Maybe. . .
I remember reading a T-shirt or poster or something somewhere a while ago that said:
“REAL programmers document their code.”
I’ve had enough experiences of coming back to code weeks, months, or even years later and having no effing clue what I was doing.
My first experience of this was writing a hardware test program that would run on an 8085 in a piece of “office-terminal” hardware our company had developed that had been repurposed as a test fixture. It was written in 100% Intel 8080 assembler using a text editor and the “asm” program on a Kaypro-I “portable”, (as in a suitcase), running CP/M. I wrote a first pass at it, and though it worked, it still had a lot of issues. I sent it out to the production floor as an (ahem!) “early beta” just to see how it would be received.

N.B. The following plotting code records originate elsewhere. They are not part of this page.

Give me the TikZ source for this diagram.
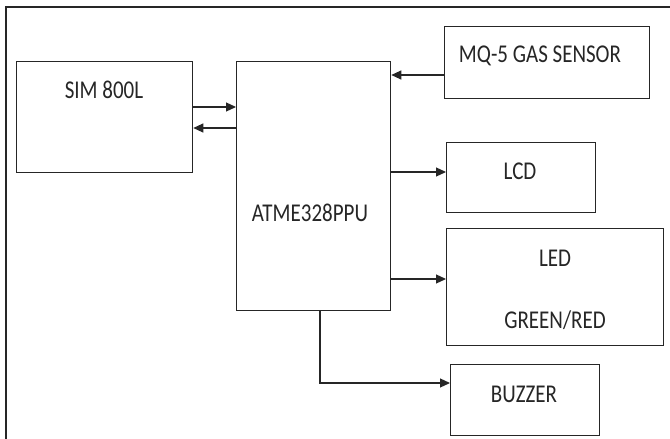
\documentclass[tikz,border=0pt]{standalone}
\usepackage{fontspec}
\setmainfont{Carlito}
\usetikzlibrary{arrows.meta}
\newcommand{\tall}[1]{\scalebox{1}[1.22]{#1}}
\begin{document}
\begin{tikzpicture}[x=1pt,y=-1pt,
  box/.style={draw=black!85,line width=1.3pt,inner sep=0pt,anchor=north west},
  lbl/.style={font=\fontsize{21}{25}\selectfont,text=black!85,inner sep=0pt},
  arr/.style={draw=black!85,line width=1.2pt,-{Triangle[length=10pt,width=9pt]}}]
\useasboundingbox (0,0) rectangle (670,439);
\begin{scope}
\clip (0,0) rectangle (670,439);
\draw[line width=1.3pt,black!85] (6,7) rectangle (690,460);
\end{scope}
\node[box,minimum width=176pt,minimum height=111pt] (sim) at (16,61) {};
\node[box,minimum width=154pt,minimum height=249pt] (mcu) at (236,61) {};
\node[box,minimum width=205pt,minimum height=72pt] (mq) at (444,26) {};
\node[box,minimum width=149pt,minimum height=70pt] (lcd) at (446,142) {};
\node[box,minimum width=217pt,minimum height=117pt] (led) at (446,228) {};
\node[box,minimum width=149pt,minimum height=71pt] (buz) at (450,364) {};
\node[lbl] (tsim) at (104,90) {\tall{SIM 800L}};
\node[lbl] (tmcu) at (310,213) {\tall{ATME328PPU}};
\node[lbl] (tmq) at (540,56) {\tall{MQ-5 GAS SENSOR}};
\node[lbl] (tlcd) at (520,171) {\tall{LCD}};
\node[lbl] (tled) at (555,258) {\tall{LED}};
\node[lbl] (tgr) at (555,320) {\tall{GREEN/RED}};
\node[lbl] (tbuz) at (524,394) {\tall{BUZZER}};
\draw[arr] (sim.east|-0,107) -- (mcu.west|-0,107);
\draw[arr] (mcu.west|-0,128) -- (sim.east|-0,128);
\draw[arr] (mq.west|-0,75) -- (mcu.east|-0,75);
\draw[arr] (mcu.east|-0,172) -- (lcd.west|-0,172);
\draw[arr] (mcu.east|-0,279) -- (led.west|-0,279);
\draw[arr] (mcu.south-|320,0) |- (buz.west|-0,383);
\end{tikzpicture}
\end{document}
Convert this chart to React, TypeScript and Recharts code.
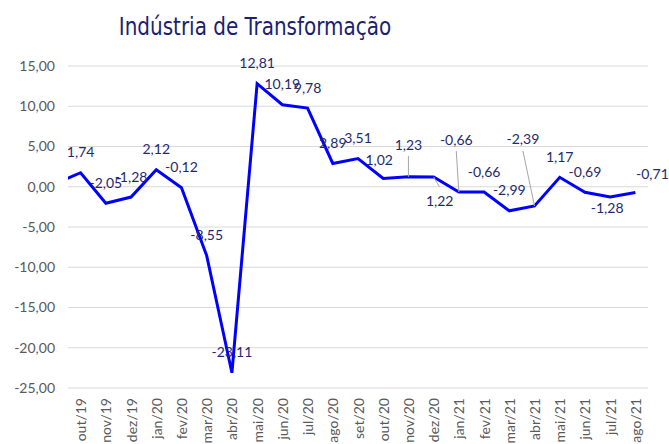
import React from 'react';
import { LineChart, Line, XAxis, YAxis, CartesianGrid, LabelList } from 'recharts';

const months = [
  'set/19', 'out/19', 'nov/19', 'dez/19', 'jan/20', 'fev/20', 'mar/20', 'abr/20',
  'mai/20', 'jun/20', 'jul/20', 'ago/20', 'set/20', 'out/20', 'nov/20', 'dez/20',
  'jan/21', 'fev/21', 'mar/21', 'abr/21', 'mai/21', 'jun/21', 'jul/21', 'ago/21',
];

const values = [
  0.4, 1.74, -2.05, -1.28, 2.12, -0.12, -8.55, -23.11,
  12.81, 10.19, 9.78, 2.89, 3.51, 1.02, 1.23, 1.22,
  -0.66, -0.66, -2.99, -2.39, 1.17, -0.69, -1.28, -0.71,
];

const yTicks = [-25, -20, -15, -10, -5, 0, 5, 10, 15];
const xTicks = months.map((_, i) => i).filter((i) => i > 0);

const data = months.map((m, i) => ({ i, m, v: values[i] }));

const fmt = (v: number) => v.toFixed(2).replace('.', ',');

const FONT = "Lato, 'Open Sans', sans-serif";

type LabelPos = { dx: number; dy: number; lead?: [number, number] };
const defaultPos: LabelPos = { dx: 0, dy: -21 };
const labelLayout: Record<string, LabelPos> = {
  'out/20': { dx: -4, dy: -19 },
  'nov/20': { dx: 0, dy: -32, lead: [0, -21] },
  'dez/20': { dx: 6, dy: 24, lead: [5.7, 10] },
  'jan/21': { dx: -2.6, dy: -53, lead: [-2.6, -41] },
  'abr/21': { dx: -11.6, dy: -67, lead: [-11.6, -55] },
  'jul/21': { dx: -3, dy: 10 },
  'ago/21': { dx: 17, dy: -19 },
};

function DataLabel(props: any) {
  const x = props.x ?? props.viewBox?.x;
  const y = props.y ?? props.viewBox?.y;
  const index = props.index;
  if (index == null || index === 0 || x == null || y == null) return null;
  const m = months[index];
  const o = labelLayout[m] || defaultPos;
  return (
    <g>
      {o.lead && (
        <line x1={x + o.lead[0]} y1={y + o.lead[1]} x2={x} y2={y} stroke="#A6A6A6" strokeWidth={1} />
      )}
      <text
        x={x + o.dx}
        y={y + o.dy}
        textAnchor="middle"
        dominantBaseline="central"
        fill="#1F2A6E"
        fontSize={14}
        fontFamily={FONT}
      >
        {fmt(values[index])}
      </text>
    </g>
  );
}

function XTick(props: any) {
  const { x, y, payload } = props;
  return (
    <text
      x={x}
      y={y}
      transform={`rotate(-90, ${x}, ${y})`}
      textAnchor="end"
      dominantBaseline="central"
      fill="#595959"
      fontSize={14}
      fontFamily={FONT}
    >
      {months[payload.value]}
    </text>
  );
}

export default function App() {
  return (
    <div style={{ position: 'absolute', left: 0, top: 0, width: 669, height: 444, background: '#fff', overflow: 'hidden' }}>
      <div
        style={{
          position: 'absolute',
          left: 0,
          top: 14,
          width: 510,
          textAlign: 'center',
          fontSize: 24,
          lineHeight: '26px',
          fontFamily: "'DejaVu Sans Condensed', 'DejaVu Sans', sans-serif",
          color: '#1A2270',
          transform: 'scaleX(0.925)',
          transformOrigin: '255px 0',
        }}
      >
        Indústria de Transformação
      </div>
      <LineChart width={669} height={444} data={data} margin={{ top: 66, right: 21, bottom: 0, left: 0 }}>
        <CartesianGrid vertical={false} stroke="#D9D9D9" strokeWidth={1} />
        <XAxis
          type="number"
          dataKey="i"
          domain={[0.5, 23.5]}
          allowDataOverflow
          ticks={xTicks}
          interval={0}
          tick={<XTick />}
          axisLine={false}
          tickLine={false}
          tickSize={0}
          tickMargin={10}
          height={56}
        />
        <YAxis
          type="number"
          domain={[-25, 15]}
          ticks={yTicks}
          interval={0}
          tickFormatter={fmt}
          axisLine={false}
          tickLine={false}
          tickSize={0}
          tickMargin={13}
          width={68}
          tick={{ fill: '#595959', fontSize: 14, fontFamily: FONT }}
        />
        <Line
          type="linear"
          dataKey="v"
          stroke="#0000FF"
          strokeWidth={3}
          dot={false}
          isAnimationActive={false}
        >
          <LabelList dataKey="v" content={<DataLabel />} />
        </Line>
      </LineChart>
    </div>
  );
}
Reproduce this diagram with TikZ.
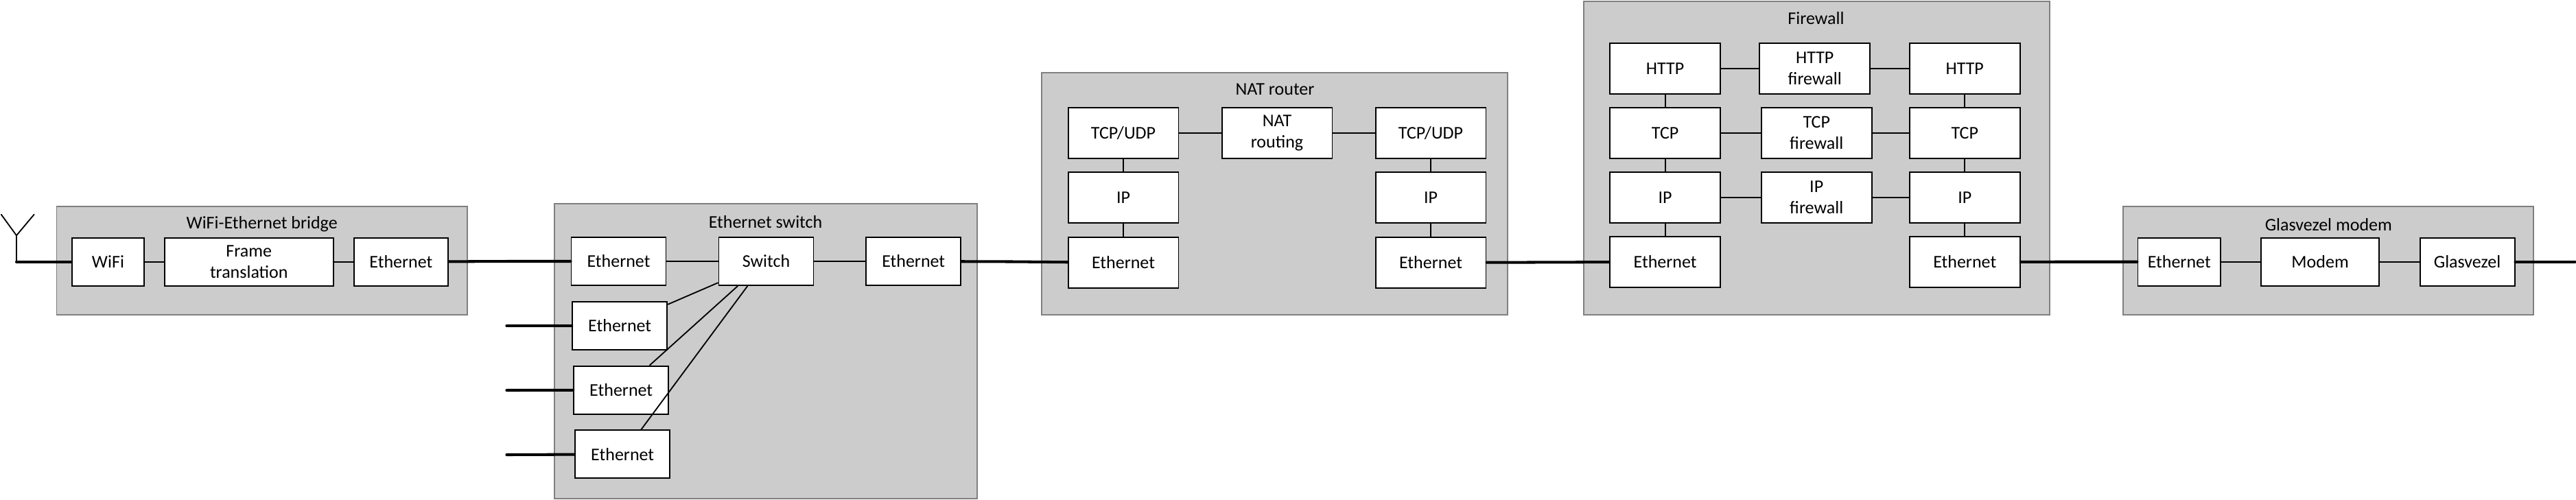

Several months later, someone up there in the rarefied atmosphere of upper management decided that my “hobby project” that I had done during downtime between aircraft contracts had merit, had an actual project accounting code issued that I could log time against, and had me pulled off my current task and told to work on that exclusively.
When I returned to that code - I was absolutely stonkered!
- What the [censored] was I doing?!!
- What the heck is THIS?
This is odd, why did I do this thing this way?
I had no 'naffing clue what I had done or why I did it the way I did. It was as if a total stranger had written it.
It took me a couple of weeks munging the code to finally figure out what I was doing and regain my thought processes - at least in part.
As a result of that, I stopped working on the code itself and began working on documentation:
Documents that captured my thought processes, documenting the code itself, rough flow-charts, etc.
The “Big Boss” who authorized my project stopped by one day to see how, (and what), I was doing. I explained to him that I had stopped actual coding in favor of documenting what I was doing, what I expected to accomplish, and how I planned to do it - aided by me commenting the source-code with my thoughts as I went.
I explained that the “first cut” of the software was hacked out as an experiment and, as a result, it was poorly documented - and as a consequence I wasted several weeks figuring out what I had done. I told him that I had “had enough” and decided that if this was going to be a Real Project, it needed proper and complete documentation.
He sat down next to me, read through all my documents that I had generated up to that time, saw my commented code and, after a pregnant pause that had me holding my breath, he gave me a huge grin, nodded his head, slapped me on the back, and told me I was the second individual he’d ever met that realized the importance of clear documentation.
Though I was working independently, I still “reported” to my old supervisor on the line. About a half hour after the Big Boss left, he comes running in, in a state of wonder and amazement and told me that this Big Boss Himself had awarded me a several-dollar-an-hour raise on the spot along with a step up in pay-grade, (in addition to bonus-raise itself. In essence I received a double-raise), all retroactive to when I started the project. (No, I wasn’t an “Engineering” type, I was a lowly hourly technical employee.) After that, all the nay-sayers simply vanished into the woodwork.
The result is that I not only copiously document my code, but, (if the code is complex enough, like this joystick-controlled robot project), I write theory and expectations documentation that captures my thought processes while coding. I also like to create a broad overview document that might be called a “project plan” or “project roadmap” that describes what I want to do and how I want to accomplish it. As I progress through the project, the “planning” document gets updated.
Major sub-assemblies get their own plan.
I do not implement this as fully as I would like to, but I’m working on it. My earlier “craps simulator” game project, (the second program I ever wrote in Python), had it’s own flow-charts and state-diagrams that described every module in the program, how they related to each other via program flow, what they expected as inputs and what they provided as outputs. It kept me from loosing my place while writing.